Tonight the Father took me on an adventure. Which is funny because I’ve been saying that for this season of my life that’s all I want, adventure. Intimacy. I now see is something I struggle with. Being able to shut the rest of my thoughts down and completely focus on God and just talk to him is hard for me. Even tonight it was hard not to picture God just being giant, on a throne, and in a white space. Actually most of my portrayals of God have him in an all white setting. Maybe it’s because it’s hard to visualize him, because well he’s like… God. So I tried just picturing flesh, Jesus on earth, like you and me right now.
After breaking through the barriers, crying, and just laying in his presence I finally heard him. Saw him. Felt him. In my vision he brought me back to my nursery room in my first home as a baby. He rocked me and let me lay on him as if letting me know that it was all going to be okay. That’s when I heard him say “I knew you before you were in your mother’s womb.” He led me out of the house and into a ballroom where I danced with him on his feet. Intimacy. I loved feeling so close to him. But even after thinking I had this “vision” or “adventure” figured out… there was more. Looking back and seeing him rocking me, nurturing me, it was as if he was mothering me. Then letting me dance on his feet is something I’ve grown up doing with my dad. All of that led to breakthrough. The Father said
I am more than any earthly mother or father.
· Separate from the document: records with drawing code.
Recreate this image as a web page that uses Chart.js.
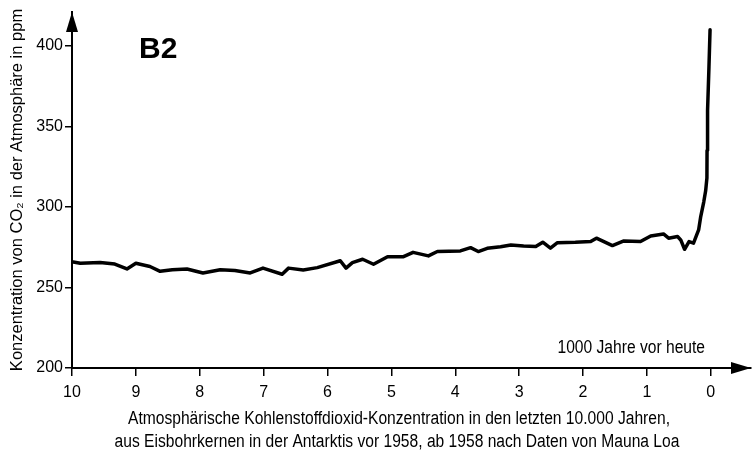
<!DOCTYPE html>
<html>
<head>
<meta charset="utf-8">
<script src="https://cdn.jsdelivr.net/npm/chart.js@4/dist/chart.umd.min.js"></script>
<style>
  html, body { margin: 0; padding: 0; background: #fff; }
  #wrap { width: 752px; height: 457px; }
</style>
</head>
<body>
<div id="wrap"><canvas id="co2Chart"></canvas></div>
<script>
// thousand years before present
const years = [9.98, 9.87, 9.56, 9.33, 9.14, 9.00, 8.78, 8.62, 8.43, 8.20, 7.95, 7.68, 7.45, 7.21, 7.01,
  6.71, 6.61, 6.38, 6.16, 5.80, 5.71, 5.61, 5.45, 5.28, 5.06, 4.81, 4.66, 4.42, 4.28, 3.92, 3.76,
  3.64, 3.50, 3.29, 3.13, 2.93, 2.74, 2.63, 2.51, 2.40, 2.12, 1.88, 1.79, 1.54, 1.36, 1.10, 0.94,
  0.74, 0.66, 0.52, 0.47, 0.41, 0.34, 0.27, 0.19, 0.157, 0.11, 0.08, 0.06, 0.058, 0.05, 0.028, 0.011];
// CO2 in ppm
const co2 = [265.8, 265, 265.5, 264.5, 261.5, 265, 263, 260, 261, 261.5, 259, 261, 260.5, 259, 262,
  258.2, 262, 260.9, 262.3, 266.6, 262, 265.4, 267.5, 264.4, 269.1, 269.1, 271.8, 269.6, 272.3, 272.7, 274.7,
  272.3, 274.3, 275.3, 276.4, 275.8, 275.4, 278.1, 274.4, 277.8, 278, 278.5, 280.6, 276, 278.9, 278.5, 282,
  283.2, 280.6, 281.6, 279.5, 273.7, 278.5, 277.5, 285.7, 294, 303, 310, 318, 335, 360, 387, 410];

const xTicks = [10, 9, 8, 7, 6, 5, 4, 3, 2, 1, 0];
const yTicks = [200, 250, 300, 350, 400];

const yTitle = "Konzentration von CO\u2082 in der Atmosph\u00e4re in ppm";
const panelLabel = "B2";
const xNote = "1000 Jahre vor heute";
const caption = [
  "Atmosph\u00e4rische Kohlenstoffdioxid-Konzentration in den letzten 10.000 Jahren,",
  "aus Eisbohrkernen in der Antarktis vor 1958, ab 1958 nach Daten von Mauna Loa"
];

const FONT = "'Liberation Sans', Arial, sans-serif";
const NARROW = 0.867; // squeeze to look like Arial Narrow

function narrowText(ctx, txt, x, y, align) {
  ctx.save();
  ctx.translate(x, y);
  ctx.scale(NARROW, 1);
  ctx.textAlign = align;
  ctx.fillText(txt, 0, 0);
  ctx.restore();
}

const extras = {
  id: "extras",
  afterDraw(chart) {
    const ctx = chart.ctx;
    const a = chart.chartArea;
    const xs = chart.scales.x;
    const ys = chart.scales.y;
    const x0 = xs.getPixelForValue(10);
    const yb = ys.getPixelForValue(200);
    ctx.save();
    ctx.fillStyle = "#000";
    // arrow heads
    ctx.beginPath();
    ctx.moveTo(x0, a.top);
    ctx.lineTo(x0 - 6, a.top + 20);
    ctx.lineTo(x0 + 6, a.top + 20);
    ctx.closePath();
    ctx.fill();
    ctx.beginPath();
    ctx.moveTo(a.right, yb);
    ctx.lineTo(a.right - 20, yb - 6);
    ctx.lineTo(a.right - 20, yb + 6);
    ctx.closePath();
    ctx.fill();
    // texts
    ctx.textBaseline = "alphabetic";
    ctx.font = "bold 30px " + FONT;
    ctx.textAlign = "left";
    ctx.fillText(panelLabel, 139, 58);
    ctx.font = "18px " + FONT;
    narrowText(ctx, xNote, 705, 353, "right");
    narrowText(ctx, caption[0], 399, 424, "center");
    narrowText(ctx, caption[1], 397, 447, "center");
    ctx.restore();
  }
};

const ctx = document.getElementById("co2Chart").getContext("2d");
const co2Chart = new Chart(ctx, {
  type: "line",
  data: {
    datasets: [{
      data: years.map((y, i) => ({ x: y, y: co2[i] })),
      borderColor: "#000",
      borderWidth: 3.5,
      pointRadius: 0,
      tension: 0,
      borderJoinStyle: "round",
      borderCapStyle: "round"
    }]
  },
  options: {
    responsive: true,
    maintainAspectRatio: false,
    animation: false,
    layout: { padding: { top: 12, right: 1, bottom: 0, left: 0 } },
    plugins: { legend: { display: false }, tooltip: { enabled: false } },
    scales: {
      x: {
        type: "linear",
        reverse: true,
        min: -0.63,
        max: 10,
        afterBuildTicks: (scale) => { scale.ticks = xTicks.map(v => ({ value: v })); },
        afterFit: (scale) => { scale.height = 89; },
        grid: { drawOnChartArea: false, drawTicks: true, tickLength: 8, color: "#000", lineWidth: 1.5 },
        border: { display: true, color: "#000", width: 2 },
        ticks: { color: "#000", padding: 7, font: { family: FONT, size: 16 }, maxRotation: 0 }
      },
      y: {
        min: 200,
        max: 421,
        afterBuildTicks: (scale) => { scale.ticks = yTicks.map(v => ({ value: v })); },
        afterFit: (scale) => { scale.width = 72; },
        grid: { drawOnChartArea: false, drawTicks: true, tickLength: 7, color: "#000", lineWidth: 1.5 },
        border: { display: true, color: "#000", width: 2 },
        ticks: { color: "#000", padding: 2, font: { family: FONT, size: 16 } },
        title: {
          display: true,
          text: yTitle,
          color: "#000",
          font: { family: FONT, size: 16.5 },
          padding: { top: 8, bottom: 0 }
        }
      }
    }
  },
  plugins: [extras]
});
</script>
</body>
</html>
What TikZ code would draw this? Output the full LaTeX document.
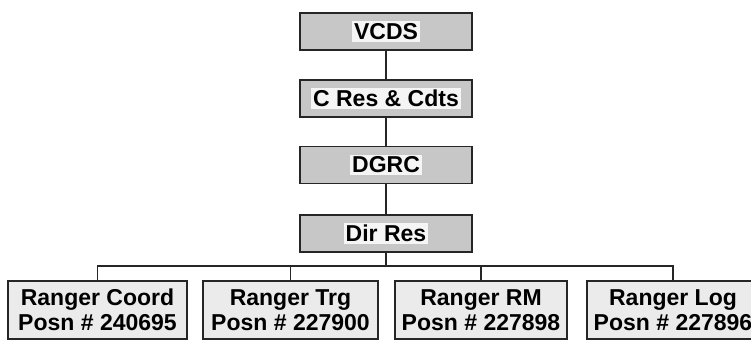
\documentclass[tikz,border=0pt]{standalone}
\usepackage{fontspec}
\setmainfont{Liberation Sans}
\begin{document}
\begin{tikzpicture}[x=1pt,y=-1pt,
  topbox/.style={draw=black!85, line width=1.4pt, fill=black!22, minimum width=172pt, minimum height=37pt, inner sep=0pt},
  botbox/.style={draw=black!85, line width=1.4pt, fill=black!8, minimum height=58pt, inner sep=0pt},
  toptext/.style={fill=black!4, inner sep=2pt, font=\fontsize{23}{26}\selectfont\bfseries},
  bottext/.style={align=center, inner sep=0pt, font=\fontsize{23}{24.5}\selectfont\bfseries},
  link/.style={draw=black!85, line width=1.5pt}]
\useasboundingbox (0,0) rectangle (751,341);
\fill[white] (0,0) rectangle (751,341);
\node[topbox] (vcds) at (386,31.5) {};
\node[toptext] (vcdst) at (vcds) {VCDS};
\node[topbox] (cres) at (386,98.5) {};
\node[toptext] (crest) at (cres) {C Res \& Cdts};
\node[topbox] (dgrc) at (386,165) {};
\node[toptext] (dgrct) at (dgrc) {DGRC};
\node[topbox] (dir) at (386,233.5) {};
\node[toptext] (dirt) at (dir) {Dir Res};
\node[botbox, minimum width=179pt] (c1) at (97.5,310) {};
\node[bottext] (c1t) at (c1) {Ranger Coord\\Posn \# 240695};
\node[botbox, minimum width=175pt] (c2) at (290.5,310) {};
\node[bottext] (c2t) at (c2) {Ranger Trg\\Posn \# 227900};
\node[botbox, minimum width=172pt] (c3) at (481,310) {};
\node[bottext] (c3t) at (c3) {Ranger RM\\Posn \# 227898};
\node[botbox, minimum width=172pt] (c4) at (673,310) {};
\node[bottext] (c4t) at (c4) {Ranger Log\\Posn \# 227896};
\coordinate (bus) at (386,266);
\path[link] (vcds.south) -- (cres.north);
\path[link] (cres.south) -- (dgrc.north);
\path[link] (dgrc.south) -- (dir.north);
\path[link] (dir.south) -- (bus);
\path[link] (c1.north) |- (bus) -| (c4.north);
\path[link] (c2.north) -- (c2.north |- bus);
\path[link] (c3.north) -- (c3.north |- bus);
\end{tikzpicture}
\end{document}
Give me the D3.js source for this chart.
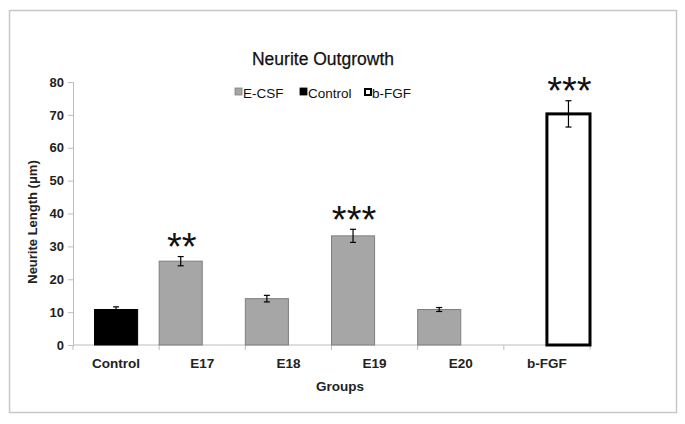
<!DOCTYPE html>
<html><head><meta charset="utf-8">
<script src="https://cdn.jsdelivr.net/npm/d3@7"></script>
<style>body{margin:0;background:#fff}svg{display:block}text{font-family:"Liberation Sans",Arial,sans-serif}</style>
</head><body><svg id="c" width="685" height="424"></svg>
<script>
const categories = ["Control","E17","E18","E19","E20","b-FGF"];
const series = ["E-CSF","Control","b-FGF"];
const seriesOf = ["Control","E-CSF","E-CSF","E-CSF","E-CSF","b-FGF"];
const values = [10.8, 25.5, 14.1, 33.2, 10.8, 70.3];
const errors = [0.8, 1.4, 1.0, 2.0, 0.6, 4.0];
const stars = ["", "**", "", "***", "", "***"];
const yTicks = [0,10,20,30,40,50,60,70,80];

const svg = d3.select("#c");
svg.append("rect").attr("x",9.5).attr("y",10.5).attr("width",667).attr("height",402)
  .attr("fill","#fff").attr("stroke","#c8c8c8").attr("stroke-width",1.5);

const m = {l:73, r:590, t:82, b:345};
const x = d3.scaleBand().domain(categories).range([m.l,m.r]).padding(0);
const y = d3.scaleLinear().domain([0,80]).range([m.b,m.t]);
const bw = x.bandwidth()/2;
const offset = {"E-CSF":0, "Control":0.25, "b-FGF":0.5};
const fills = {"E-CSF":"#a6a6a6","Control":"#000","b-FGF":"#fff"};
const strokes = {"E-CSF":"#7f7f7f","Control":"#000","b-FGF":"#000"};
const sw = {"E-CSF":1,"Control":1,"b-FGF":3};

// axes
const ya = svg.append("g").attr("transform",`translate(${m.l},0)`)
  .call(d3.axisLeft(y).tickValues(yTicks).tickSize(5).tickPadding(4));
ya.selectAll("path,line").attr("stroke","#bdbdbd");
ya.selectAll("text").attr("font-size",13).attr("font-weight","bold").attr("fill","#222");
const xa = svg.append("g").attr("transform",`translate(0,${m.b})`);
xa.append("line").attr("x1",m.l).attr("x2",m.r).attr("stroke","#bdbdbd");
xa.selectAll("line.t").data(categories.concat(["_end"])).join("line")
  .attr("x1",(d,i)=>i<categories.length?x(d):m.r).attr("x2",(d,i)=>i<categories.length?x(d):m.r)
  .attr("y1",0).attr("y2",5).attr("stroke","#bdbdbd");
xa.selectAll("text").data(categories).join("text")
  .attr("x",d=>x(d)+x.bandwidth()/2).attr("y",23).attr("text-anchor","middle")
  .attr("font-size",13.5).attr("font-weight","bold").attr("fill","#222").text(d=>d);

// bars
const bars = svg.append("g");
categories.forEach((c,i)=>{
  const s = seriesOf[i];
  const bx = x(c)+offset[s]*x.bandwidth();
  bars.append("rect").attr("x",bx).attr("y",y(values[i])).attr("width",bw)
    .attr("height",y(0)-y(values[i])).attr("fill",fills[s]).attr("stroke",strokes[s]).attr("stroke-width",sw[s]);
  const cx = bx+bw/2;
  const g = bars.append("g").attr("stroke","#000").attr("stroke-width",1.2);
  g.append("line").attr("x1",cx).attr("x2",cx).attr("y1",y(values[i]+errors[i])).attr("y2",y(values[i]-errors[i]));
  g.append("line").attr("x1",cx-3).attr("x2",cx+3).attr("y1",y(values[i]+errors[i])).attr("y2",y(values[i]+errors[i]));
  g.append("line").attr("x1",cx-3).attr("x2",cx+3).attr("y1",y(values[i]-errors[i])).attr("y2",y(values[i]-errors[i]));
  if(stars[i]) svg.append("text").attr("x",cx+1).attr("y",y(values[i]+errors[i])-1)
    .attr("text-anchor","middle").attr("font-size",38).attr("fill","#111").attr("dy","0.72em")
    .attr("transform",`translate(0,${-23})`).text(stars[i]);
});

// title
svg.append("text").attr("x",323).attr("y",65).attr("text-anchor","middle").attr("font-size",17.5)
  .attr("fill","#111").attr("stroke","#111").attr("stroke-width",0.25).text("Neurite Outgrowth");
// legend
const leg = [{s:"E-CSF",x:235},{s:"Control",x:300},{s:"b-FGF",x:364}];
leg.forEach(l=>{
  const o = l.s==="b-FGF";
  svg.append("rect").attr("x",l.x+(o?1:0)).attr("y",88+(o?1:0))
    .attr("width",o?6:7).attr("height",o?6:7)
    .attr("fill",fills[l.s]).attr("stroke",strokes[l.s]).attr("stroke-width",o?2:0.8);
  svg.append("text").attr("x",l.x+8).attr("y",98).attr("font-size",13.5).attr("fill","#111").text(l.s);
});
// axis titles
svg.append("text").attr("transform","translate(37,222) rotate(-90)").attr("text-anchor","middle")
  .attr("font-size",13).attr("font-weight","bold").attr("fill","#222").text("Neurite Length (μm)");
svg.append("text").attr("x",340).attr("y",391).attr("text-anchor","middle")
  .attr("font-size",13.5).attr("font-weight","bold").attr("fill","#222").text("Groups");
</script></body></html>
I’m not sure how to explain it, but I grew up with two great parents. So when it came to picturing God has a father figure it was almost like I would think… “Well I have that already.” But we can’t look at our earthly parents as more than God. Trust me. I’m learning the hard way, that no thing or person can come before him. During this time where I’ve been confused and angry it’s because I’ve allowed myself to put people before my God. And all he wanted to remind me of was that he can literally do it all.